All lines from the beginning of the listing through the line with "[level] (govt) at" are to be copied word for word; the pictures are not.

* _Information shown_:
******

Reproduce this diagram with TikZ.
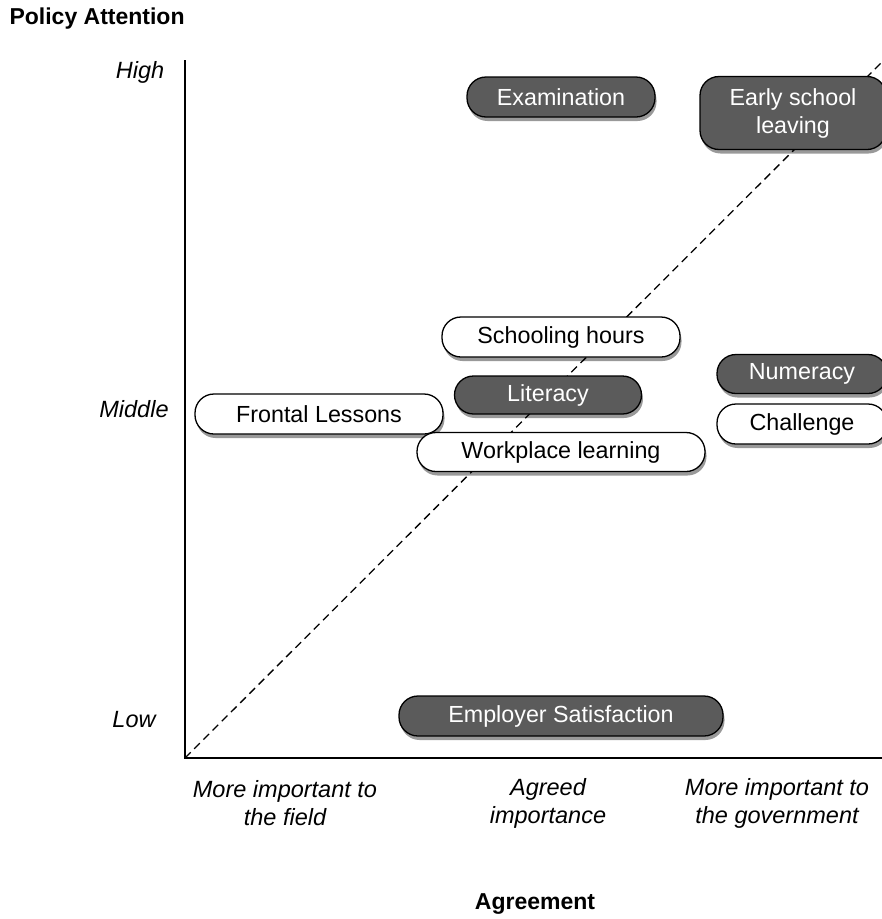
\documentclass[tikz,border=0pt]{standalone}
\usepackage{fontspec}
\setmainfont{Liberation Sans}
\usetikzlibrary{shadows,positioning}

\definecolor{topicgray}{HTML}{5B5B5B}

\tikzset{
  topic/.style={rectangle, rounded corners=19pt, draw=black, line width=1.3pt,
    minimum height=40pt, inner sep=0pt, align=center,
    font=\fontsize{23.3}{28}\selectfont,
    drop shadow={shadow xshift=1.5pt, shadow yshift=-4pt, opacity=0.4, fill=black}},
  darktopic/.style={topic, fill=topicgray, text=white},
  lighttopic/.style={topic, fill=white, text=black},
  level/.style={font=\fontsize{23.5}{28}\selectfont\itshape, align=center},
  axistitle/.style={font=\fontsize{23}{27}\selectfont\bfseries},
}

\begin{document}
\begin{tikzpicture}[x=1pt, y=-1pt]
    \useasboundingbox (0,0) rectangle (882,919);
    \clip (0,0) rectangle (882,919);

    % Axes
    \coordinate (origin) at (185,758);
    \coordinate (ytop) at (185,60);
    \coordinate (xend) at (884,758);
    \coordinate (diagend) at (884,60);
    \draw [line width=1.6pt] (ytop) -- (origin) -- (xend);
    \draw [line width=1.3pt, dash pattern=on 8pt off 5pt] (origin) -- (diagend);

    % Axis titles
    \node [axistitle, anchor=west] (yaxis) at (6,19) {Policy Attention};
    \node [axistitle] (xaxis) at (535,904) {Agreement};

    % Levels of attention
    \node [level] (high) at (140,72) {High};
    \node [level] (middle) at (134,409) {Middle};
    \node [level] (low) at (134,720) {Low};

    % Levels of agreement
    \node [level] (field) at (285,803) {More important to\\the field};
    \node [level] (agreed) at (548,803) {Agreed\\importance};
    \node [level] (govt) at (777,803) {More important to\\the government};

    % Topics
    \node [darktopic, minimum width=188pt] (exam) at (561,97) {Examination};
    \node [darktopic, minimum width=186pt, minimum height=73pt] (early) at (793,113) {Early school\\leaving};
    \node [lighttopic, minimum width=238pt] (hours) at (561,337) {Schooling hours};
    \node [darktopic, minimum width=187pt, minimum height=38pt] (literacy) at (548,395) {Literacy};
    \node [lighttopic, minimum width=248pt] (frontal) at (319,414) {Frontal Lessons};
    \node [lighttopic, minimum width=288pt, minimum height=39pt] (workplace) at (561,452) {Workplace learning};
    \node [darktopic, minimum width=170pt, minimum height=39pt] (numeracy) at (802,374) {Numeracy};
    \node [lighttopic, minimum width=170pt] (challenge) at (802,424) {Challenge};
    \node [darktopic, minimum width=324pt] (employer) at (561,716) {Employer Satisfaction};
\end{tikzpicture}
\end{document}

******

* _Result of this exercise_:
Reproduce this diagram with TikZ.
\documentclass[tikz,border=0pt]{standalone}
\usepackage{fontspec}
\setmainfont{Liberation Sans}
\usetikzlibrary{shadows,positioning}

\definecolor{topicgray}{HTML}{5B5B5B}

\tikzset{
  topic/.style={rectangle, rounded corners=19pt, draw=black, line width=1.3pt,
    minimum height=40pt, inner sep=0pt, align=center,
    font=\fontsize{23.3}{28}\selectfont,
    drop shadow={shadow xshift=1.5pt, shadow yshift=-4pt, opacity=0.4, fill=black}},
  darktopic/.style={topic, fill=topicgray, text=white},
  lighttopic/.style={topic, fill=white, text=black},
  level/.style={font=\fontsize{23.5}{28}\selectfont\itshape, align=center},
  axistitle/.style={font=\fontsize{23}{27}\selectfont\bfseries},
}

\begin{document}
\begin{tikzpicture}[x=1pt, y=-1pt]
    \useasboundingbox (0,0) rectangle (882,919);
    \clip (0,0) rectangle (882,919);

    % Axes
    \coordinate (origin) at (185,758);
    \coordinate (ytop) at (185,60);
    \coordinate (xend) at (884,758);
    \coordinate (diagend) at (884,60);
    \draw [line width=1.6pt] (ytop) -- (origin) -- (xend);
    \draw [line width=1.3pt, dash pattern=on 8pt off 5pt] (origin) -- (diagend);

    % Axis titles
    \node [axistitle, anchor=west] (yaxis) at (6,19) {Policy Attention};
    \node [axistitle] (xaxis) at (535,904) {Agreement};

    % Levels of attention
    \node [level] (high) at (140,72) {High};
    \node [level] (middle) at (134,409) {Middle};
    \node [level] (low) at (134,720) {Low};

    % Levels of agreement
    \node [level] (field) at (285,803) {More important to\\the field};
    \node [level] (agreed) at (548,803) {Agreed\\importance};
    \node [level] (govt) at (777,803) {More important to\\the government};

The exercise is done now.